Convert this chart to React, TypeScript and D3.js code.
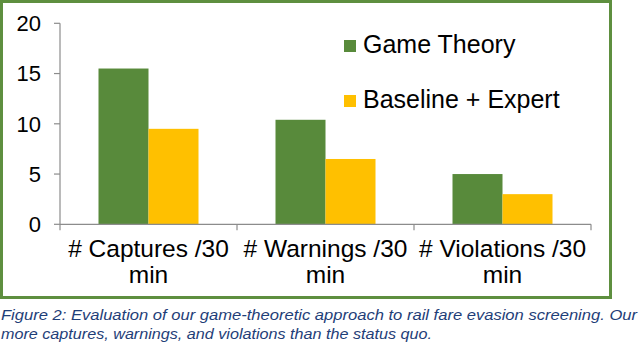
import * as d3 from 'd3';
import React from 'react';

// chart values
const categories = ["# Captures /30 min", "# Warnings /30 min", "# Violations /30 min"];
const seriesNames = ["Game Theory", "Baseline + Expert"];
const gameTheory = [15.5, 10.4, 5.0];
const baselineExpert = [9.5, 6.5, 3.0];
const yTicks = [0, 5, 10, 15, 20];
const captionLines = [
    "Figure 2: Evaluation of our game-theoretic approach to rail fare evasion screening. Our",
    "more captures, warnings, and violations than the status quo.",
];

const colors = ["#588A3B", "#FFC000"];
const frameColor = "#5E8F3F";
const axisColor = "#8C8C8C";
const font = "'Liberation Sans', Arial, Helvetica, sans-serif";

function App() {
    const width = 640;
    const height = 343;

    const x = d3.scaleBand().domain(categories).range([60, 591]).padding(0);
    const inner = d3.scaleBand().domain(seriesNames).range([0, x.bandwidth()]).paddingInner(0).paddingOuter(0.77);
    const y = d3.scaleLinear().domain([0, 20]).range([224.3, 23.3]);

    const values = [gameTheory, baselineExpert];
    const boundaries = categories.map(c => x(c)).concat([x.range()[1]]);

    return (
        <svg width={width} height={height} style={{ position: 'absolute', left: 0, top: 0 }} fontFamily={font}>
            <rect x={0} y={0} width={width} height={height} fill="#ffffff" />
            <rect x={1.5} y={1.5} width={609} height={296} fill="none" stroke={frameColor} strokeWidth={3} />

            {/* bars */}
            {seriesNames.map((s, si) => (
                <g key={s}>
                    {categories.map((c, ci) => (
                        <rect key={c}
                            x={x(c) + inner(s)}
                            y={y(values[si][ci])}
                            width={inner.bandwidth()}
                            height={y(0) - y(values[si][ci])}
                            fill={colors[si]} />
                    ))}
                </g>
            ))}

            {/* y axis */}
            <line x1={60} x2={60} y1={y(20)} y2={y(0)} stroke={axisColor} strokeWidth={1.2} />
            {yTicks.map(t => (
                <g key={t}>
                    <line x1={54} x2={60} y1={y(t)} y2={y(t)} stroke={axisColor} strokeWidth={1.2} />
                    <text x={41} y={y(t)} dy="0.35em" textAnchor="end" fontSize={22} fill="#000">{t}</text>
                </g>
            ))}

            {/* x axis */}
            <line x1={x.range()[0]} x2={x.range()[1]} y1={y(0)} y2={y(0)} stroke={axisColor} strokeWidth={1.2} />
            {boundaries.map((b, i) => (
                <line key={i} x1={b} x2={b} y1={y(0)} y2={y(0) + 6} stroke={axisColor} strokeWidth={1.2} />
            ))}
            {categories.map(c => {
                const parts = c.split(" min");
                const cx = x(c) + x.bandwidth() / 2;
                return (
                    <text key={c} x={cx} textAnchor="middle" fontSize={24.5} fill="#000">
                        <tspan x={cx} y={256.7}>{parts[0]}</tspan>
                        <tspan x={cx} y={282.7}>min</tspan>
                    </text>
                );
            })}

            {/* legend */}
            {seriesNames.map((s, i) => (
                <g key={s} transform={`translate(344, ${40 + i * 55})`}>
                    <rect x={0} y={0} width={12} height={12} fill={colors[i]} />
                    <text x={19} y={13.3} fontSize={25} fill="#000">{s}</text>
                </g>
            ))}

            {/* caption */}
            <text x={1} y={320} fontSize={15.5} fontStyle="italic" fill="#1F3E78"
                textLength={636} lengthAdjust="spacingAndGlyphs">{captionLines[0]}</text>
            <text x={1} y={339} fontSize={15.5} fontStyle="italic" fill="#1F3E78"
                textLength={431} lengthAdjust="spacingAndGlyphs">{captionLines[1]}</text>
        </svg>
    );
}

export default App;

+---+

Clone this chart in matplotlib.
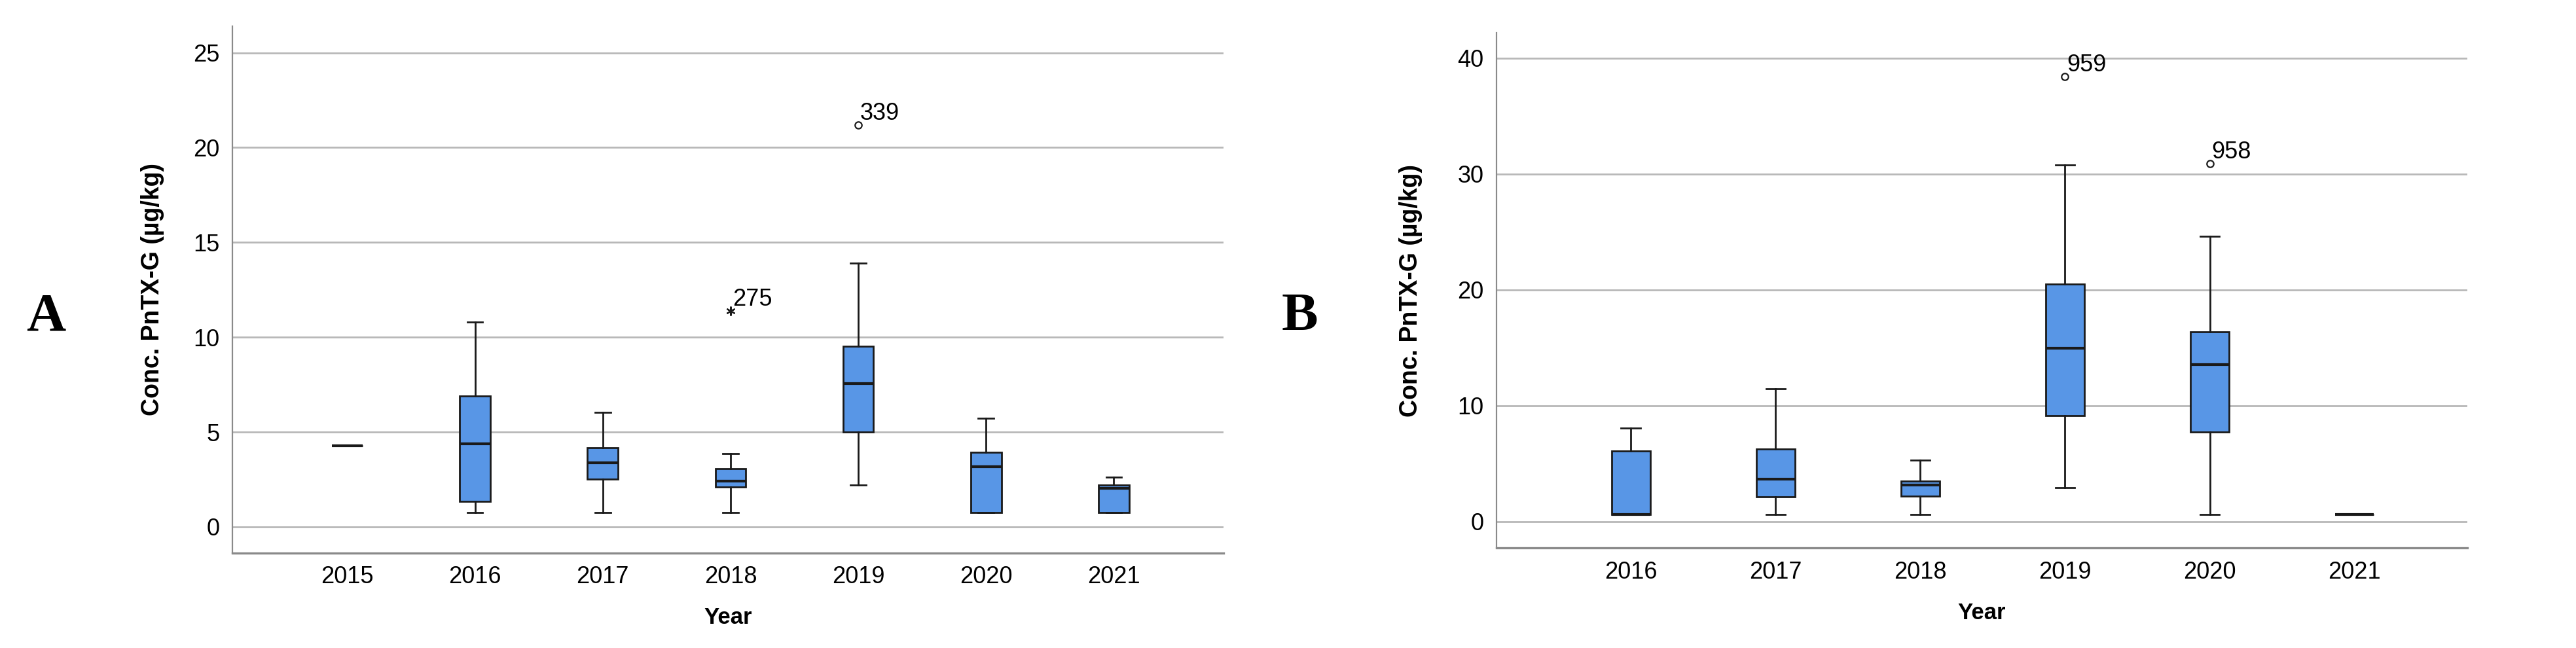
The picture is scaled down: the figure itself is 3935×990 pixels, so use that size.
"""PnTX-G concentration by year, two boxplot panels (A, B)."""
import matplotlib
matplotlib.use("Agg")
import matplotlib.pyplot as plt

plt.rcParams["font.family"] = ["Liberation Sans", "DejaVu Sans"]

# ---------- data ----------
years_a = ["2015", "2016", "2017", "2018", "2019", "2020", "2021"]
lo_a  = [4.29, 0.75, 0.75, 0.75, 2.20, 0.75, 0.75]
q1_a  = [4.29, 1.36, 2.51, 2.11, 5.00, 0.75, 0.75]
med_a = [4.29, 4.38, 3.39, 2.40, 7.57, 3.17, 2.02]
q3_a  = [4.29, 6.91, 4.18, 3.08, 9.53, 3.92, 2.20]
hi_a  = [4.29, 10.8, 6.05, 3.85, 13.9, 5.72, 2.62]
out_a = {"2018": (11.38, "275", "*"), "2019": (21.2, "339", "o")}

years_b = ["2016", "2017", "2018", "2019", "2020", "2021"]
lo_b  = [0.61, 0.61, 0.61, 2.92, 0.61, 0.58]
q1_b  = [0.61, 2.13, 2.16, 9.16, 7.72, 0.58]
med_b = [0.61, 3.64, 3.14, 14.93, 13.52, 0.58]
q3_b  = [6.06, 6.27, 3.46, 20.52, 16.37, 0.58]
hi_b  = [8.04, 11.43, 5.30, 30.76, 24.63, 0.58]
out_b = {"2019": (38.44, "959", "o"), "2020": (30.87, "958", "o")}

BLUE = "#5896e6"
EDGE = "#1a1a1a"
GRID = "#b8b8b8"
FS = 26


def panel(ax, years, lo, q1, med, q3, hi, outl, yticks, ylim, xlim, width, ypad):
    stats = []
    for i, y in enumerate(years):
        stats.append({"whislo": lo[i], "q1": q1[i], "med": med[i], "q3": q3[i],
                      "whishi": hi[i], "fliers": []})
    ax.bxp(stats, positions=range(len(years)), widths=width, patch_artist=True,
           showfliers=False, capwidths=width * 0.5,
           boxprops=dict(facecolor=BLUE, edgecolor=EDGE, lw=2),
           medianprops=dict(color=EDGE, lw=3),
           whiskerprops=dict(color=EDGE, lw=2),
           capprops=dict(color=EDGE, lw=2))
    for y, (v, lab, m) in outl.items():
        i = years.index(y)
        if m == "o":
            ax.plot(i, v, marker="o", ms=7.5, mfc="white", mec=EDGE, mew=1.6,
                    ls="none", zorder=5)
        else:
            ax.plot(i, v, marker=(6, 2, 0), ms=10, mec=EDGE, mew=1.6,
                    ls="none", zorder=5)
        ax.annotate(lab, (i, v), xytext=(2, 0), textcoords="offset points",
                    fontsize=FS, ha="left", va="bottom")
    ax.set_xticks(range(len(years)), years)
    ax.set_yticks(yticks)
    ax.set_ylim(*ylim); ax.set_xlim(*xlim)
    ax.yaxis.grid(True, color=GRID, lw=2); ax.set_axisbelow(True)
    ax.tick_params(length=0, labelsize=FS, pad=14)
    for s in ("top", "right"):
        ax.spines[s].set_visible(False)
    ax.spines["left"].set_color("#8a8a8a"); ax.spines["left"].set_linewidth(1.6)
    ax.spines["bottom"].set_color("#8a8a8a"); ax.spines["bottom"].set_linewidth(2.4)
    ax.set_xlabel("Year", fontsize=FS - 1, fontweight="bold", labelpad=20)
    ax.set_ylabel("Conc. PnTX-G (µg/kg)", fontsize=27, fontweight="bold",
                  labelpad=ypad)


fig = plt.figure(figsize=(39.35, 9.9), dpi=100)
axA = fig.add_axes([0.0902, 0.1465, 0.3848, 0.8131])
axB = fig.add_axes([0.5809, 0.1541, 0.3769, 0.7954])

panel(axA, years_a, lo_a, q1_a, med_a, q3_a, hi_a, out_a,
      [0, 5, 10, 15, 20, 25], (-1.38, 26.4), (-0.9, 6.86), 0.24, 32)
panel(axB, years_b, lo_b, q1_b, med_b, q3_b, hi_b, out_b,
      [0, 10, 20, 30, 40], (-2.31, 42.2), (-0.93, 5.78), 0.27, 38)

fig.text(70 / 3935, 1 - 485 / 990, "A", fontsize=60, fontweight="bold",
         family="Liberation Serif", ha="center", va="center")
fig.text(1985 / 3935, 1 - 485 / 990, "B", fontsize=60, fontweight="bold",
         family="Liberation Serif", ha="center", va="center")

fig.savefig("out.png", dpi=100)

+---+

### Given request
Give the lines above again exactly, from the one containing "Convert this chart" to the one containing "const height = 343;", both included, but leave out the pictures.

### Final answer
Convert this chart to React, TypeScript and D3.js code.
import * as d3 from 'd3';
import React from 'react';

// chart values
const categories = ["# Captures /30 min", "# Warnings /30 min", "# Violations /30 min"];
const seriesNames = ["Game Theory", "Baseline + Expert"];
const gameTheory = [15.5, 10.4, 5.0];
const baselineExpert = [9.5, 6.5, 3.0];
const yTicks = [0, 5, 10, 15, 20];
const captionLines = [
    "Figure 2: Evaluation of our game-theoretic approach to rail fare evasion screening. Our",
    "more captures, warnings, and violations than the status quo.",
];

const colors = ["#588A3B", "#FFC000"];
const frameColor = "#5E8F3F";
const axisColor = "#8C8C8C";
const font = "'Liberation Sans', Arial, Helvetica, sans-serif";

function App() {
    const width = 640;
    const height = 343;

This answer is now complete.